▶ [Objective]: Leave every picture out and write out the records below exactly.

[Stored items]
++++++++++++++++++++

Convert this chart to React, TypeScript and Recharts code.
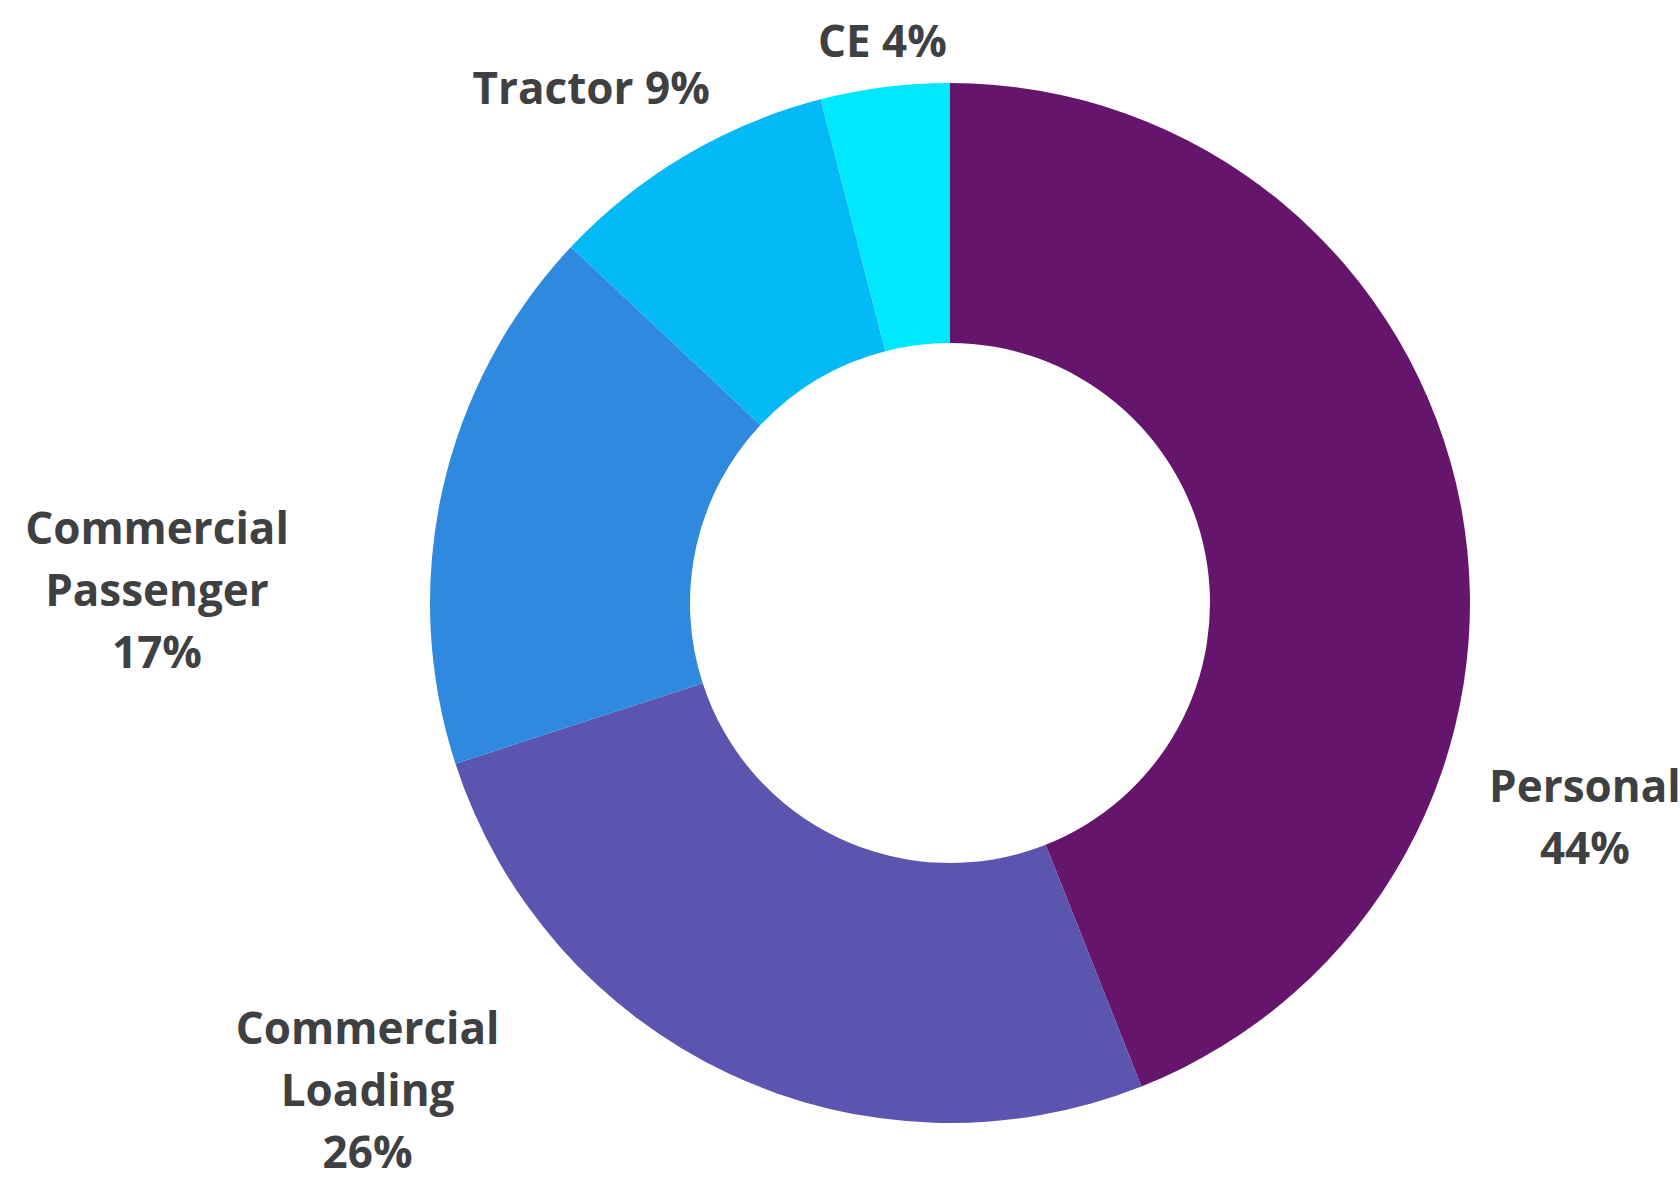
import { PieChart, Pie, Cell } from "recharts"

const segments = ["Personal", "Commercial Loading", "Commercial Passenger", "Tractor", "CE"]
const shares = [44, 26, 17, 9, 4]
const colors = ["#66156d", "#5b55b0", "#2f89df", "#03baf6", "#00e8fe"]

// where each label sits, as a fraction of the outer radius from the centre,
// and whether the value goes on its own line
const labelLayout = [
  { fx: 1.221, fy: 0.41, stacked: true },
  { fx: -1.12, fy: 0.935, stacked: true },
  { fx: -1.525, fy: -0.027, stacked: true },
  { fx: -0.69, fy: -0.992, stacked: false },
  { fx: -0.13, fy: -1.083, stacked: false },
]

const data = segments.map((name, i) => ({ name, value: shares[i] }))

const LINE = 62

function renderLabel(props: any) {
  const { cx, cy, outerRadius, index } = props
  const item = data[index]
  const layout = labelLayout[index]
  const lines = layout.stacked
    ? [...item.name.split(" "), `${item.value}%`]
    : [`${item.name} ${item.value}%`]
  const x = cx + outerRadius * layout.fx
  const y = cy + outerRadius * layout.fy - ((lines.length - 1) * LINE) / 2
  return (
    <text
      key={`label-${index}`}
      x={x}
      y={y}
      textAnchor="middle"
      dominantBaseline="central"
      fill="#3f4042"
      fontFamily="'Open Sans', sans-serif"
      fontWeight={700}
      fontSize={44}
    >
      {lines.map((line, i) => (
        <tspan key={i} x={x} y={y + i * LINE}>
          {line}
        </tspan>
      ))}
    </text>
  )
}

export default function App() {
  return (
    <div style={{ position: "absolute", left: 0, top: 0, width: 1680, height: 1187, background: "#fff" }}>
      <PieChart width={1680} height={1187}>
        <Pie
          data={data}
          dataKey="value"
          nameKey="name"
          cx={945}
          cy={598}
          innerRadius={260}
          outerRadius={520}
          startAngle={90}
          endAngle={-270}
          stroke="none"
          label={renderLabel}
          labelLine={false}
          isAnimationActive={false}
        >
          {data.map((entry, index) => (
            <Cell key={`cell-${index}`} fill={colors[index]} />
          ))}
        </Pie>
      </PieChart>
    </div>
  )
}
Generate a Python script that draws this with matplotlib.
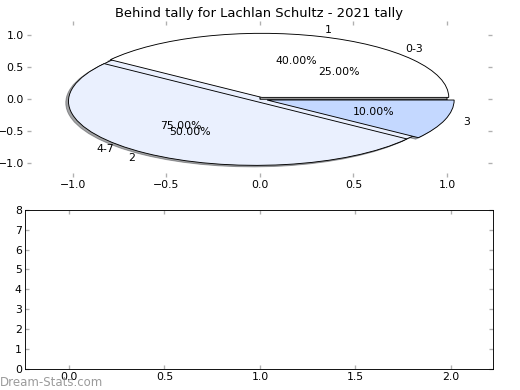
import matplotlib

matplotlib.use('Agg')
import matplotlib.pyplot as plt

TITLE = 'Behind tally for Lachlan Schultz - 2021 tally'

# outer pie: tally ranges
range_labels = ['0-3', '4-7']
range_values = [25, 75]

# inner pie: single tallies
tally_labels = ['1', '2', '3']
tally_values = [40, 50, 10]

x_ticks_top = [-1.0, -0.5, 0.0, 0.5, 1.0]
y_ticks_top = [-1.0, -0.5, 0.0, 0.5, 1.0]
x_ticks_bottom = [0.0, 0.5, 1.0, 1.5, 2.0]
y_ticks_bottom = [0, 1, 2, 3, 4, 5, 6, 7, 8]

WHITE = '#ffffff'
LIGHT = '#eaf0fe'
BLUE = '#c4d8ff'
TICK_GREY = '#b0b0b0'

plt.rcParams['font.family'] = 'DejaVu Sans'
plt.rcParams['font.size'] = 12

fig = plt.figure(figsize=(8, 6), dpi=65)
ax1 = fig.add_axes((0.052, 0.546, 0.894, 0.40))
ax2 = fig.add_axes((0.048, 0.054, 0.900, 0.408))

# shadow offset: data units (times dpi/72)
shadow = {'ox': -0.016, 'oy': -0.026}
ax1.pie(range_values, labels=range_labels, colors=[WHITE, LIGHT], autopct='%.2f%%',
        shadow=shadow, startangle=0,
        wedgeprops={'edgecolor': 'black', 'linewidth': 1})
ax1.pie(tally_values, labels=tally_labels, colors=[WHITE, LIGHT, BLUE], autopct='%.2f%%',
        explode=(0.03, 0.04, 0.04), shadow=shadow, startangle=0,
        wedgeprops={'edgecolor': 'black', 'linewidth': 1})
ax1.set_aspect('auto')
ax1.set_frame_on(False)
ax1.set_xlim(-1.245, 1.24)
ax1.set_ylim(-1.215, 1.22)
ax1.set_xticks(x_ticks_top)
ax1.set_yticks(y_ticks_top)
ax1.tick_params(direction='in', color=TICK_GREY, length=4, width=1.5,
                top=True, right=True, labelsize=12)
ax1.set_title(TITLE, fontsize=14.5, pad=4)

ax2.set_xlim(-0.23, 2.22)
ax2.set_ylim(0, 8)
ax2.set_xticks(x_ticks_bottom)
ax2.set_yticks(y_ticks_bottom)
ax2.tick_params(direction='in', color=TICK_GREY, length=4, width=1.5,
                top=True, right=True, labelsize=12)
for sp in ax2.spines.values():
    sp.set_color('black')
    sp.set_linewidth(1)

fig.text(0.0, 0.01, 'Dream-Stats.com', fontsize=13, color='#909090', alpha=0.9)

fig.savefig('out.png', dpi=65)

++++++++++++++++++++

▶ [The output]:
Convert this chart to React, TypeScript and Recharts code.
import { PieChart, Pie, Cell } from "recharts"

const segments = ["Personal", "Commercial Loading", "Commercial Passenger", "Tractor", "CE"]
const shares = [44, 26, 17, 9, 4]
const colors = ["#66156d", "#5b55b0", "#2f89df", "#03baf6", "#00e8fe"]

// where each label sits, as a fraction of the outer radius from the centre,
// and whether the value goes on its own line
const labelLayout = [
  { fx: 1.221, fy: 0.41, stacked: true },
  { fx: -1.12, fy: 0.935, stacked: true },
  { fx: -1.525, fy: -0.027, stacked: true },
  { fx: -0.69, fy: -0.992, stacked: false },
  { fx: -0.13, fy: -1.083, stacked: false },
]

const data = segments.map((name, i) => ({ name, value: shares[i] }))

const LINE = 62

function renderLabel(props: any) {
  const { cx, cy, outerRadius, index } = props
  const item = data[index]
  const layout = labelLayout[index]
  const lines = layout.stacked
    ? [...item.name.split(" "), `${item.value}%`]
    : [`${item.name} ${item.value}%`]
  const x = cx + outerRadius * layout.fx
  const y = cy + outerRadius * layout.fy - ((lines.length - 1) * LINE) / 2
  return (
    <text
      key={`label-${index}`}
      x={x}
      y={y}
      textAnchor="middle"
      dominantBaseline="central"
      fill="#3f4042"
      fontFamily="'Open Sans', sans-serif"
      fontWeight={700}
      fontSize={44}
    >
      {lines.map((line, i) => (
        <tspan key={i} x={x} y={y + i * LINE}>
          {line}
        </tspan>
      ))}
    </text>
  )
}

export default function App() {
  return (
    <div style={{ position: "absolute", left: 0, top: 0, width: 1680, height: 1187, background: "#fff" }}>
      <PieChart width={1680} height={1187}>
        <Pie
          data={data}
          dataKey="value"
          nameKey="name"
          cx={945}
          cy={598}
          innerRadius={260}
          outerRadius={520}
          startAngle={90}
          endAngle={-270}
          stroke="none"
          label={renderLabel}
          labelLine={false}
          isAnimationActive={false}
        >
          {data.map((entry, index) => (
            <Cell key={`cell-${index}`} fill={colors[index]} />
          ))}
        </Pie>
      </PieChart>
    </div>
  )
}
Generate a Python script that draws this with matplotlib.
import matplotlib

matplotlib.use('Agg')
import matplotlib.pyplot as plt

TITLE = 'Behind tally for Lachlan Schultz - 2021 tally'

# outer pie: tally ranges
range_labels = ['0-3', '4-7']
range_values = [25, 75]

# inner pie: single tallies
tally_labels = ['1', '2', '3']
tally_values = [40, 50, 10]

x_ticks_top = [-1.0, -0.5, 0.0, 0.5, 1.0]
y_ticks_top = [-1.0, -0.5, 0.0, 0.5, 1.0]
x_ticks_bottom = [0.0, 0.5, 1.0, 1.5, 2.0]
y_ticks_bottom = [0, 1, 2, 3, 4, 5, 6, 7, 8]

WHITE = '#ffffff'
LIGHT = '#eaf0fe'
BLUE = '#c4d8ff'
TICK_GREY = '#b0b0b0'

plt.rcParams['font.family'] = 'DejaVu Sans'
plt.rcParams['font.size'] = 12

fig = plt.figure(figsize=(8, 6), dpi=65)
ax1 = fig.add_axes((0.052, 0.546, 0.894, 0.40))
ax2 = fig.add_axes((0.048, 0.054, 0.900, 0.408))

# shadow offset: data units (times dpi/72)
shadow = {'ox': -0.016, 'oy': -0.026}
ax1.pie(range_values, labels=range_labels, colors=[WHITE, LIGHT], autopct='%.2f%%',
        shadow=shadow, startangle=0,
        wedgeprops={'edgecolor': 'black', 'linewidth': 1})
ax1.pie(tally_values, labels=tally_labels, colors=[WHITE, LIGHT, BLUE], autopct='%.2f%%',
        explode=(0.03, 0.04, 0.04), shadow=shadow, startangle=0,
        wedgeprops={'edgecolor': 'black', 'linewidth': 1})
ax1.set_aspect('auto')
ax1.set_frame_on(False)
ax1.set_xlim(-1.245, 1.24)
ax1.set_ylim(-1.215, 1.22)
ax1.set_xticks(x_ticks_top)
ax1.set_yticks(y_ticks_top)
ax1.tick_params(direction='in', color=TICK_GREY, length=4, width=1.5,
                top=True, right=True, labelsize=12)
ax1.set_title(TITLE, fontsize=14.5, pad=4)

ax2.set_xlim(-0.23, 2.22)
ax2.set_ylim(0, 8)
ax2.set_xticks(x_ticks_bottom)
ax2.set_yticks(y_ticks_bottom)
ax2.tick_params(direction='in', color=TICK_GREY, length=4, width=1.5,
                top=True, right=True, labelsize=12)
for sp in ax2.spines.values():
    sp.set_color('black')
    sp.set_linewidth(1)

fig.text(0.0, 0.01, 'Dream-Stats.com', fontsize=13, color='#909090', alpha=0.9)

fig.savefig('out.png', dpi=65)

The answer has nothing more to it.